Can your chance of surviving SARS-Cov-2 be predicted? It sure can be due to recently combined research efforts by ISB, Fred Hutchinson Cancer Research Center, Stanford University, Swedish Medical Center St. John’s Cancer Institute at Saint John’s Health Center, the University of Washington, the Howard Hughes Medical Institute. It comes from studying your immune system and a special part of your endocrine system, your metabolism.
The researchers sampled the blood of nearly 200 COVID-19 patients. They took two draws per patient during the first week after being diagnosed with SARS-CoV-2 infection, totaling 374 blood samples. The researchers then analyzed their plasma and single immune cells. The analysis included 1,387 genes involved in metabolic pathways and 1,050 plasma metabolites.

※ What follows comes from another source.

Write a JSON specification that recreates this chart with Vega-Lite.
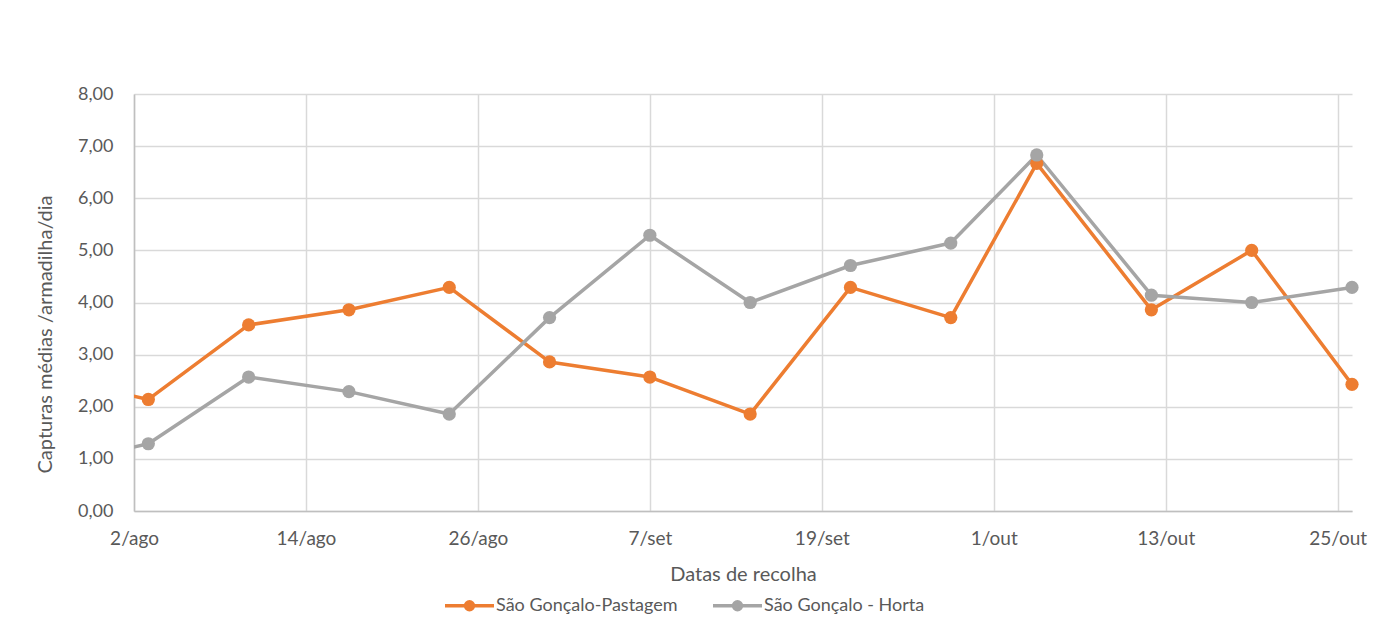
{
  "$schema": "https://vega.github.io/schema/vega-lite/v6.json",
  "width": 1218,
  "height": 417,
  "autosize": {"type": "none"},
  "padding": {"left": 134, "top": 94, "right": 42, "bottom": 123},
  "background": "white",
  "config": {"view": {"stroke": null}},
  "data": {
    "values": [
      {"date": "2020-07-27", "series": "São Gonçalo-Pastagem", "value": 2.57},
      {"date": "2020-08-03", "series": "São Gonçalo-Pastagem", "value": 2.14},
      {"date": "2020-08-10", "series": "São Gonçalo-Pastagem", "value": 3.57},
      {"date": "2020-08-17", "series": "São Gonçalo-Pastagem", "value": 3.86},
      {"date": "2020-08-24", "series": "São Gonçalo-Pastagem", "value": 4.29},
      {"date": "2020-08-31", "series": "São Gonçalo-Pastagem", "value": 2.86},
      {"date": "2020-09-07", "series": "São Gonçalo-Pastagem", "value": 2.57},
      {"date": "2020-09-14", "series": "São Gonçalo-Pastagem", "value": 1.86},
      {"date": "2020-09-21", "series": "São Gonçalo-Pastagem", "value": 4.29},
      {"date": "2020-09-28", "series": "São Gonçalo-Pastagem", "value": 3.71},
      {"date": "2020-10-04", "series": "São Gonçalo-Pastagem", "value": 6.67},
      {"date": "2020-10-12", "series": "São Gonçalo-Pastagem", "value": 3.86},
      {"date": "2020-10-19", "series": "São Gonçalo-Pastagem", "value": 5.0},
      {"date": "2020-10-26", "series": "São Gonçalo-Pastagem", "value": 2.43},
      {"date": "2020-07-27", "series": "São Gonçalo - Horta", "value": 0.86},
      {"date": "2020-08-03", "series": "São Gonçalo - Horta", "value": 1.29},
      {"date": "2020-08-10", "series": "São Gonçalo - Horta", "value": 2.57},
      {"date": "2020-08-17", "series": "São Gonçalo - Horta", "value": 2.29},
      {"date": "2020-08-24", "series": "São Gonçalo - Horta", "value": 1.86},
      {"date": "2020-08-31", "series": "São Gonçalo - Horta", "value": 3.71},
      {"date": "2020-09-07", "series": "São Gonçalo - Horta", "value": 5.29},
      {"date": "2020-09-14", "series": "São Gonçalo - Horta", "value": 4.0},
      {"date": "2020-09-21", "series": "São Gonçalo - Horta", "value": 4.71},
      {"date": "2020-09-28", "series": "São Gonçalo - Horta", "value": 5.14},
      {"date": "2020-10-04", "series": "São Gonçalo - Horta", "value": 6.83},
      {"date": "2020-10-12", "series": "São Gonçalo - Horta", "value": 4.14},
      {"date": "2020-10-19", "series": "São Gonçalo - Horta", "value": 4.0},
      {"date": "2020-10-26", "series": "São Gonçalo - Horta", "value": 4.29}
    ]
  },
  "encoding": {
    "x": {
      "field": "date",
      "type": "temporal",
      "scale": {
        "type": "utc",
        "domain": [
          {"year": 2020, "month": 8, "date": 2, "utc": true},
          {"year": 2020, "month": 10, "date": 26, "utc": true}
        ]
      },
      "axis": {
        "title": "Datas de recolha",
        "values": [
          {"year": 2020, "month": 8, "date": 2, "utc": true},
          {"year": 2020, "month": 8, "date": 14, "utc": true},
          {"year": 2020, "month": 8, "date": 26, "utc": true},
          {"year": 2020, "month": 9, "date": 7, "utc": true},
          {"year": 2020, "month": 9, "date": 19, "utc": true},
          {"year": 2020, "month": 10, "date": 1, "utc": true},
          {"year": 2020, "month": 10, "date": 13, "utc": true},
          {"year": 2020, "month": 10, "date": 25, "utc": true}
        ],
        "labelExpr": "utcdate(datum.value) + '/' + ['jan','fev','mar','abr','mai','jun','jul','ago','set','out','nov','dez'][utcmonth(datum.value)]",
        "grid": true,
        "gridColor": "#D9D9D9",
        "gridWidth": 1.5,
        "domainColor": "#BFBFBF",
        "domainWidth": 1.5,
        "ticks": false,
        "tickSize": 0,
        "labelFlush": false,
        "labelOverlap": false,
        "labelPadding": 18,
        "titlePadding": 16,
        "labelFont": "Lato",
        "titleFont": "Lato",
        "labelFontSize": 19,
        "titleFontSize": 20,
        "titleFontWeight": "normal",
        "labelColor": "#595959",
        "titleColor": "#595959"
      }
    },
    "y": {
      "field": "value",
      "type": "quantitative",
      "scale": {"domain": [0, 8], "nice": false, "zero": true},
      "axis": {
        "title": "Capturas médias /armadilha/dia",
        "values": [0, 1, 2, 3, 4, 5, 6, 7, 8],
        "labelExpr": "replace(format(datum.value, '.2f'), '.', ',')",
        "grid": true,
        "gridColor": "#D9D9D9",
        "gridWidth": 1.5,
        "domainColor": "#BFBFBF",
        "domainWidth": 1.5,
        "ticks": false,
        "tickSize": 0,
        "labelPadding": 21,
        "titlePadding": 22,
        "titleY": 240,
        "labelFont": "Lato",
        "titleFont": "Lato",
        "labelFontSize": 18,
        "titleFontSize": 20,
        "titleFontWeight": "normal",
        "labelColor": "#595959",
        "titleColor": "#595959"
      }
    },
    "color": {
      "field": "series",
      "type": "nominal",
      "scale": {
        "domain": ["São Gonçalo-Pastagem", "São Gonçalo - Horta"],
        "range": ["#ED7D31", "#A5A5A5"]
      },
      "legend": {
        "title": null,
        "orient": "none",
        "legendX": 309,
        "legendY": 485,
        "direction": "horizontal",
        "symbolType": "M-1,0H1M0.16,0A0.16,0.16,0,1,1,-0.16,0A0.16,0.16,0,1,1,0.16,0",
        "symbolSize": 2401,
        "symbolStrokeWidth": 3.5,
        "symbolOpacity": 1,
        "labelFont": "Lato",
        "labelFontSize": 18,
        "labelColor": "#595959",
        "labelLimit": 0,
        "labelOffset": 0,
        "columnPadding": 28,
        "encode": {
          "symbols": {
            "update": {
              "fill": {"scale": "color", "field": "value"},
              "stroke": {"scale": "color", "field": "value"}
            }
          }
        }
      }
    }
  },
  "layer": [
    {
      "mark": {"type": "line", "strokeWidth": 3.5, "clip": true, "strokeJoin": "round", "strokeCap": "round"}
    },
    {
      "transform": [{"filter": "toDate(datum.date) >= utc(2020, 7, 2)"}],
      "mark": {"type": "point", "filled": true, "opacity": 1, "size": 175}
    }
  ]
}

“We analyzed thousands of biological markers linked to metabolic pathways that underlie the immune system and found some clues as to what immune-metabolic changes may be pivotal in severe disease,” says researcher and graduate student from Fred Hutchinson Cancer Research Center, Jihoon Lee. Well, what were these clues? The clue is the link between how certain metabolic changes regulate how immune cells react when it comes to disease severity and predicting patient survival. Basically, increased COVID-19 severity leads to increased immune-related activity.
With these new discoveries, researchers used single-cell sequencing to further investigate. They found that each major immune cell type has a distinct metabolic signature. “We have found metabolic reprogramming that is highly specific to individual immune cell classes (e.g. “killer” CD8+ T cells, “helper” CD4+ T cells, antibody-secreting B cells, etc.) and even cell subtypes, and the complex metabolic reprogramming of the immune system is associated with the plasma global metabolome and are predictive of disease severity and even patient death,” says Dr. Yapeng Su, a research scientist at Institute for Systems Biology.
Despite the need for more advanced single-cell multi-omic analysis, this research has proven to be very successful. It provides significant insights for developing more effective treatments against COVID-19. What do you think about this research being used for predicting survivability for other diseases to come?